Why do some people seem to have greater immunity to COVID-19 than others?

Two years after the pandemic outbreak, researchers and scientists continue to look at the immune system’s defence mechanisms against the coronavirus and its variants. Why do some people seem to have greater immunity to COVID-19 than others? How is it that some individuals have been infected several times and others have managed to avoid the virus in the last two years?

Although there are usually individuals who can naturally mount a more effective immune response, a new study suggests that “superimmunity” may also be part of the answer.

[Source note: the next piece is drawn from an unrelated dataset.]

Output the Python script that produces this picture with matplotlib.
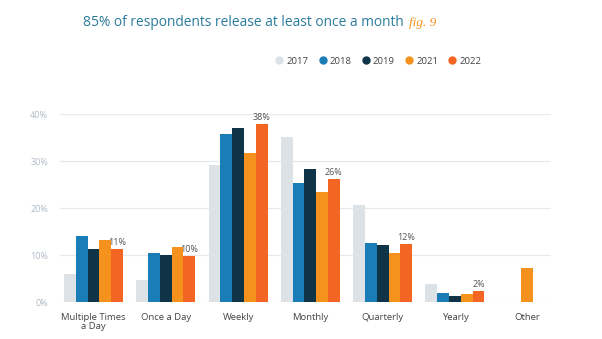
import numpy as np
import matplotlib
matplotlib.use("Agg")
import matplotlib.pyplot as plt
from matplotlib.lines import Line2D

plt.rcParams['font.family'] = ['Open Sans', 'DejaVu Sans']

categories = ['Multiple Times\na Day', 'Once a Day', 'Weekly', 'Monthly', 'Quarterly', 'Yearly', 'Other']
years = ['2017', '2018', '2019', '2021', '2022']
v2017 = [6.0, 4.7, 29.2, 35.1, 20.6, 3.8, np.nan]
v2018 = [14.1, 10.4, 35.7, 25.3, 12.5, 1.9, np.nan]
v2019 = [11.3, 9.9, 37.1, 28.2, 12.1, 1.3, np.nan]
v2021 = [13.1, 11.8, 31.8, 23.5, 10.4, 1.8, 7.3]
v2022 = [11.3, 9.8, 37.9, 26.2, 12.3, 2.4, np.nan]
labels_2022 = ['11%', '10%', '38%', '26%', '12%', '2%', '']

series = [v2017, v2018, v2019, v2021, v2022]
colors = ['#dde2e7', '#1a7db5', '#0f3347', '#f5921e', '#f26522']

fig = plt.figure(figsize=(6.02, 3.39), dpi=100)
ax = fig.add_axes([0.0997, 0.1091, 0.8153, 0.5546])

w = 0.163
for i, cat in enumerate(categories):
    present = [k for k in range(len(series)) if not np.isnan(series[k][i])]
    n = len(present)
    for j, k in enumerate(present):
        x = i + (j - (n - 1) / 2) * w
        ax.bar(x, series[k][i], width=w, color=colors[k], zorder=3)
        if k == 4 and labels_2022[i]:
            ax.text(x, series[k][i] + 0.4, labels_2022[i], ha='center', va='bottom',
                    fontsize=6.5, color='#555555')

ax.set_xlim(-0.463, 6.327)
ax.set_ylim(0, 40)
ax.set_yticks([0, 10, 20, 30, 40])
ax.set_yticklabels(['0%', '10%', '20%', '30%', '40%'], fontsize=6.5, color='#b0bac4')
ax.set_xticks(range(len(categories)))
ax.set_xticklabels(categories, fontsize=6.8, color='#444444', linespacing=1.05)
ax.tick_params(length=0)
ax.tick_params(axis='x', pad=8)
ax.tick_params(axis='y', pad=8.5)
ax.grid(axis='y', color='#e6e9ed', linewidth=0.9, zorder=0)
for s in ax.spines.values():
    s.set_visible(False)

title = fig.text(83 / 602, 1 - 23 / 339, '85% of respondents release at least once a month',
                 ha='left', va='center', fontsize=9.9, color='#2b7a9b')
fig.canvas.draw()
ax.annotate('fig. 9', xy=(1, 0.5), xycoords=title, xytext=(4, 0), textcoords='offset points',
            ha='left', va='center', fontsize=9.5, color='#f5921e', style='italic',
            family='Liberation Serif')

handles = [Line2D([], [], marker='o', linestyle='', markersize=5, color=c) for c in colors]
fig.legend(handles, years, loc='center', bbox_to_anchor=(378 / 602, 1 - 61 / 339),
           ncol=5, frameon=False, fontsize=6.8, handletextpad=0.25, columnspacing=1.0,
           handlelength=1.0, labelcolor='#444444')

fig.savefig('out.png', dpi=100)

In this article, Professor Paul Wilmes, microbiologist at the Luxembourg Centre for Systems Biomedicine (LCSB) at the University of Luxembourg and spokesperson for Research Luxembourg’s COVID-19 Task Force, tells us what superimmunity is all about.

“Superimmunity, also called hybrid immunity, is built up by combining a full vaccination and an infection with COVID-19. Successive exposures to COVID-19 appear to be critical in the development of superimmunity.”

Prof. Paul Wilmes

He adds that the order of vaccination and infection seems to make little difference in this. So if a person had an infection first and then was vaccinated, it is possible that this superimmunity against COVID-19 would develop.

The science behind superimmunity

The reason some people build superimmunity is because of a certain type of white blood cell known as “memory B cells”. As part of our adaptive immune system, memory B cells are produced in response to a virus, whether from infection or vaccination. They can circulate in the blood for decades, ready to reactivate and trigger an antibody response the next time the person comes into contact with the virus. The more memory B cells a person has, the better protected they are against the virus. This is why a full vaccination against COVID-19 is so important.

Can superimmunity prevent Long COVID?

For millions of people around the world, the effects of COVID-19 infection extend far beyond the period of initial infection. In this context, could a strong immune response, in terms of superimmunity, prevent Long COVID? At this stage, researchers are not sure.

Researcher Prof Dr Paul Wilmes

We still have a lot to learn about superimmunity and its possible preventive effect on Long COVID. What is clear, however, is that the symptoms of Long COVID rarely occur in fully vaccinated individuals. It is therefore reasonable to assume that the immunity conferred by superimmunity could have an even greater effect,

Prof. Paul Wilmes

© FNR / Rick Tonizzo

From pandemic to endemic?

Superimmunity is not a new phenomenon for researchers and scientists, but the pandemic provided an opportunity to take a closer look at it. Professor Wilmes explains: “It is suspected that superimmunity also exists in other infectious diseases. However, what we are observing with COVID-19 for the first time in human history is our ability to track immunity triggered by infection and vaccination in real time.”

Thus, Professor Wilmes suspects that superimmunity, given its apparent resilience, will contribute greatly to collective immunity.

“The emergence of superimmunity could be one of the signals that we are in transition from a pandemic to an endemic. Of course, there are many other factors that need to be taken into account, especially the continued evolution of the virus itself.”

Prof. Paul Wilmes

Professor Wilmes concludes, “By studying superimmunity, we are learning many things that could be very useful in understanding immunity in the context of other diseases and how pandemics eventually become endemic.”